Since its inception in 2012, AIFs in India have seen unprecedented growth and investments in them have steadily gained a lot of traction, with the number of investors increasing year on year. Furthermore, hedging strategies are allowed to be incorporated into Alternative Funds, unlike mutual funds, where there is no scope for implementing similar strategies.

As of 2017, AIFs were regarded as the second most active sector in India. The reason for this high spur of activity within the industry was because of the Indian Government’s allocation of Rs 20,000 Crores to the National Infrastructure Investment Fund. By September of 2020, AIFs managed to raise investments worth a whopping figure of nearly $27 Billion, with a 74.4% compund annual growth rate (CAGR) between the years 2014-20.

However, in India, AIFs are not allowed to invite public investors for subscribing to their securities. Instead, they are privately pooled and raise funds specifically using private investment vehicles only. The minimum corpus for an AIF stands at a high $2.7 million, and the same for an angel fund corpus is at $1.4 million.

In it’s current state, AIFs can be broadly categorised into three sections, which also showcase their market size.

Category I AIF

Category I AIFs are funds that operate with the strategy of investing in a startup or venture in an early stage. SMEs or social ventures, which the government considers to be desirable by the society, are a part of category I AIFs. 

Category I AIFs generally tend to have a positive spillover effect on the economy of the country, due to which SEBI, and the Indian Government, along with other regulators sometimes consider providing concessions and incentives to these AIFs. 

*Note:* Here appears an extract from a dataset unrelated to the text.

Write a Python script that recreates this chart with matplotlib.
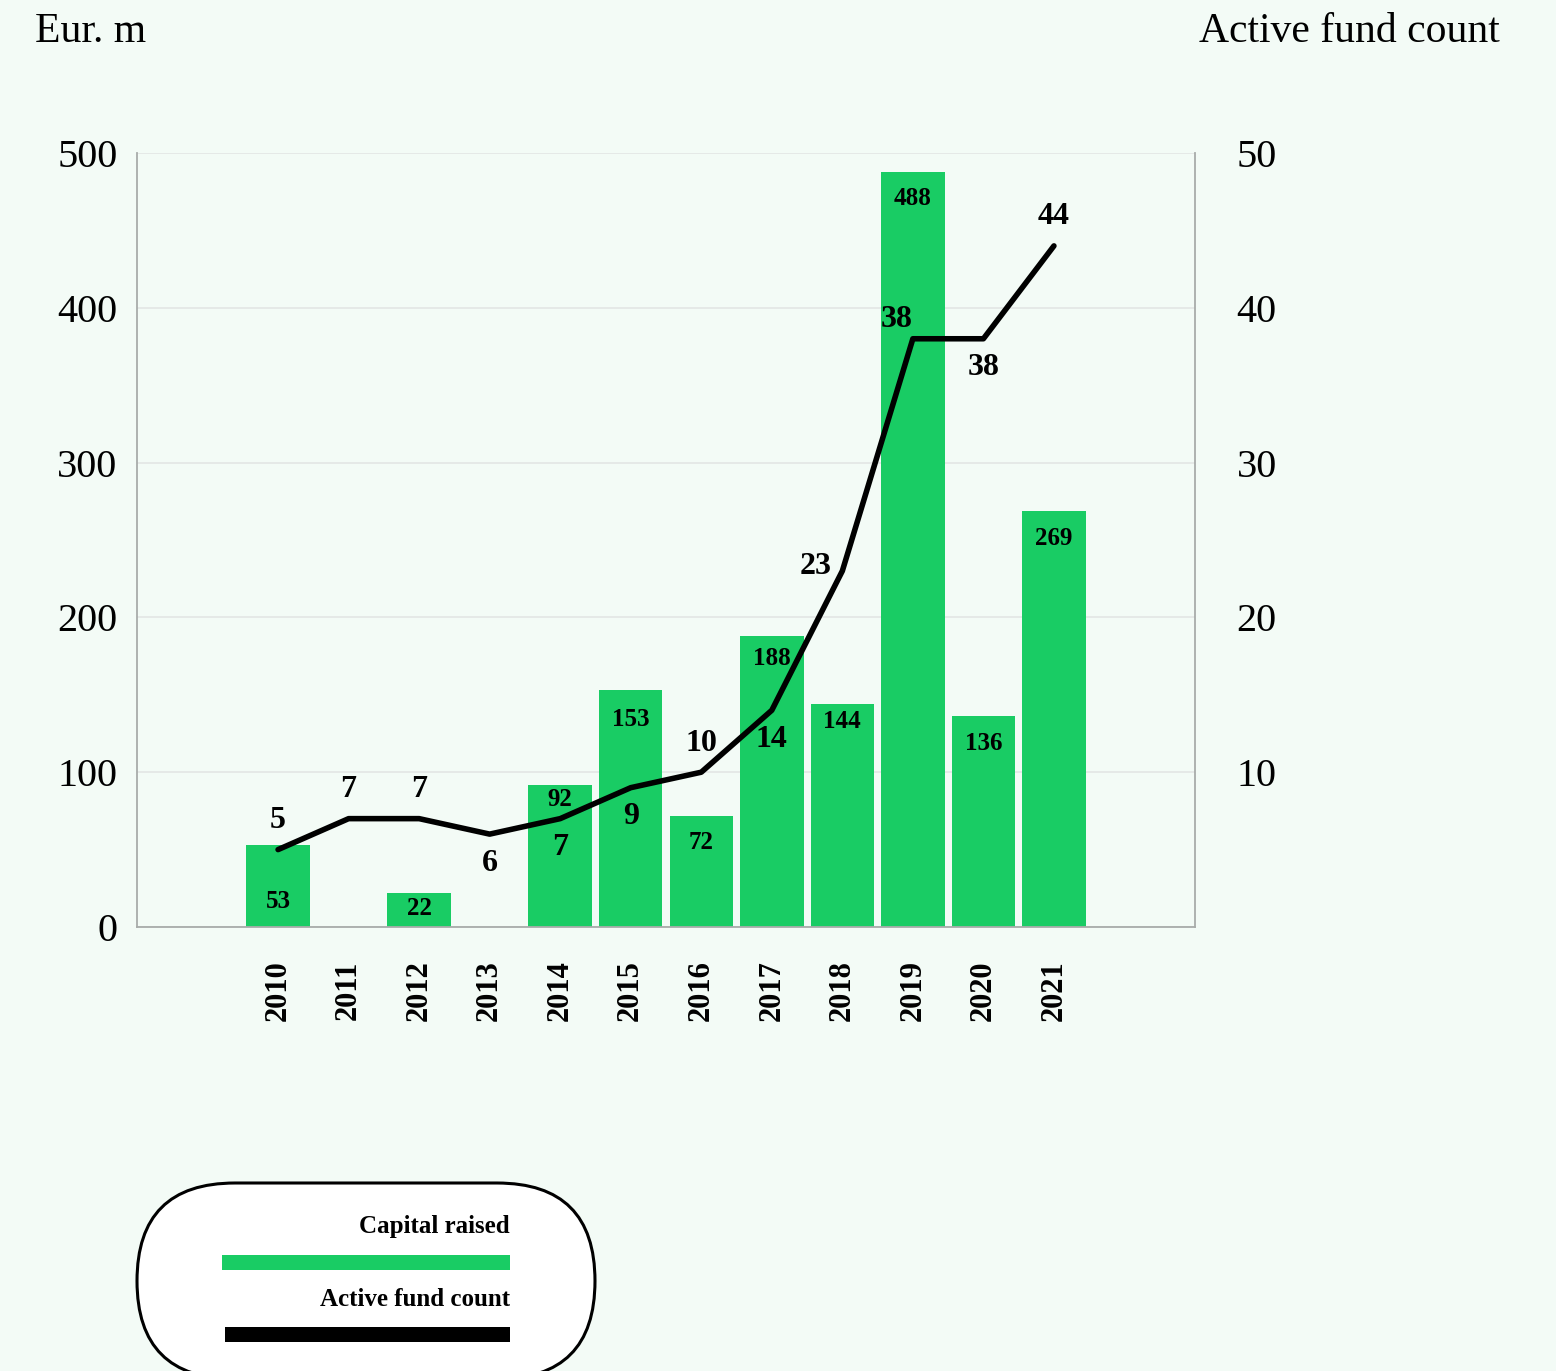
import matplotlib
matplotlib.use("Agg")
import matplotlib.pyplot as plt
from matplotlib.patches import FancyBboxPatch, Rectangle
import numpy as np

# data
years = ["2010", "2011", "2012", "2013", "2014", "2015",
         "2016", "2017", "2018", "2019", "2020", "2021"]
capital_raised = [53, 0, 22, 0, 92, 153, 72, 188, 144, 488, 136, 269]
fund_count = [5, 7, 7, 6, 7, 9, 10, 14, 23, 38, 38, 44]

# label placement for the line values (style, not data)
count_label_side = ["above", "above", "above", "below", "below", "below",
                    "above", "below", "left", "aboveleft", "below", "above"]

bg = "#F3FBF6"
green = "#19CC64"
font = "Liberation Serif"
plt.rcParams["font.family"] = [font, "DejaVu Serif"]

fig = plt.figure(figsize=(15.56, 13.71), dpi=100, facecolor=bg)
W, H = 1556, 1371

ax = fig.add_axes([137 / W, 1 - 927 / H, (1195 - 137) / W, (927 - 153) / H])
ax.set_facecolor(bg)
x = np.arange(len(years))

bars = ax.bar(x, capital_raised, width=0.9, color=green, zorder=2)
ax.set_xlim(-2, len(years) + 1)
ax.set_ylim(0, 500)
ax.set_yticks([0, 100, 200, 300, 400, 500])
ax.grid(axis="y", color="#E3E6E4", linewidth=1.2, zorder=0)
ax.set_xticks(x)
ax.set_xticklabels(years, rotation=90, fontsize=22, fontweight="bold")
ax.tick_params(axis="x", length=0, pad=24)
ax.tick_params(axis="y", length=0, pad=14, labelsize=29)
for s in ["left", "bottom", "right"]:
    ax.spines[s].set_color("#A8ACAA")
    ax.spines[s].set_linewidth(1.3)
ax.spines["top"].set_visible(False)

# bar value labels inside the top of bars
bar_label_drop = [57, 0, 16, 0, 15, 29, 27, 23, 17, 27, 27, 28]
for xi, v, d in zip(x, capital_raised, bar_label_drop):
    if v == 0:
        continue
    ax.annotate(str(v), (xi, v), xytext=(0, -d * 0.72), textcoords="offset points",
                ha="center", va="center", fontsize=18, fontweight="bold", zorder=4)

ax2 = ax.twinx()
ax2.set_ylim(0, 50)
ax2.set_yticks([10, 20, 30, 40, 50])
ax2.tick_params(axis="y", length=0, pad=30, labelsize=29)
for s in ax2.spines.values():
    s.set_visible(False)
ax2.plot(x, fund_count, color="black", linewidth=4, zorder=3, solid_capstyle="round")

offsets = {"above": (0, 21), "below": (0, -21), "left": (-19, 3),
           "aboveleft": (-12, 14)}
for xi, v, side in zip(x, fund_count, count_label_side):
    dx, dy = offsets[side]
    ax2.annotate(str(v), (xi, v), xytext=(dx, dy), textcoords="offset points",
                 ha="center", va="center", fontsize=23, fontweight="bold")

fig.text(35 / W, 1 - 32 / H, "Eur. m", fontsize=30, ha="left", va="center")
fig.text(1500 / W, 1 - 32 / H, "Active fund count", fontsize=30, ha="right", va="center")

# legend box in pixel coordinates
lax = fig.add_axes([0, 0, 1, 1], zorder=-1)
lax.set_xlim(0, W)
lax.set_ylim(H, 0)
lax.axis("off")
lax.add_patch(FancyBboxPatch((137, 1183), 458, 196,
                             boxstyle="round,pad=0,rounding_size=98",
                             facecolor="white", edgecolor="black", linewidth=2.2))
lax.text(510, 1227, "Capital raised", fontsize=18, fontweight="bold", ha="right", va="center")
lax.add_patch(Rectangle((222, 1255), 288, 15, facecolor=green, edgecolor="none"))
lax.text(510, 1300, "Active fund count", fontsize=18, fontweight="bold", ha="right", va="center")
lax.add_patch(Rectangle((225, 1327), 285, 15, facecolor="black", edgecolor="none"))

fig.savefig("out.png", dpi=100, facecolor=bg)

Under the regulatory framework, Category I AIFs may be sub-categorised into venture capital funds, infrastructure funds, social venture funds and so on.

Category II AIF

Alternative Investment Funds that have a motive of investing in multiple securities, that comprise both equity and debt, can be put under Category II AIFs. These funds cannot be put under Category I or Category III by SEBI and other regulators, and are not given any particular concession or incentives by the Government for investing in these funds. However, Category II AIFs are the largest component of the Indian AIF industry, and alone makes up for nearly 77% of the same. Close ended funds like private equity funds, debt funds and fund of funds can be considered to be Category II AIFs.

Category III AIF

This category of Alternative Investment Funds undertake complex strategies and diverse trading methods to get short term returns on their capital. These can be open ended as well as close ended funds, which have the option of making an investment in both listed and unlisted derivatives. Unlike conventional investments, they are less regulated and hence do not have the requirement of publishing their information on a regular basis. However, like Category II AIFs, the AIFs in Category III are also exempt from all forms of incentives and concessions from the government and other authorities. Hedge funds can be said to be an example of a category III AIF.

While AIFs raise funds from high profile private investors, there are taxation rules that apply to these funds. Category I and II AIFs are exempt from taxes, and the fund itself does not have to bear taxes based on its earnings. However, the investors, on the other hand have to pay taxes based on their respective tax slabs. Investors have to pay a tax ranging from 10% to 15% based on the holding period, provided there has been capital gained from the stocks.

The Category III AIFs fall under the highest tax slab at the fund level, with the rate standing at 42.7%. The investors are given their returns post the deduction of relevant taxes.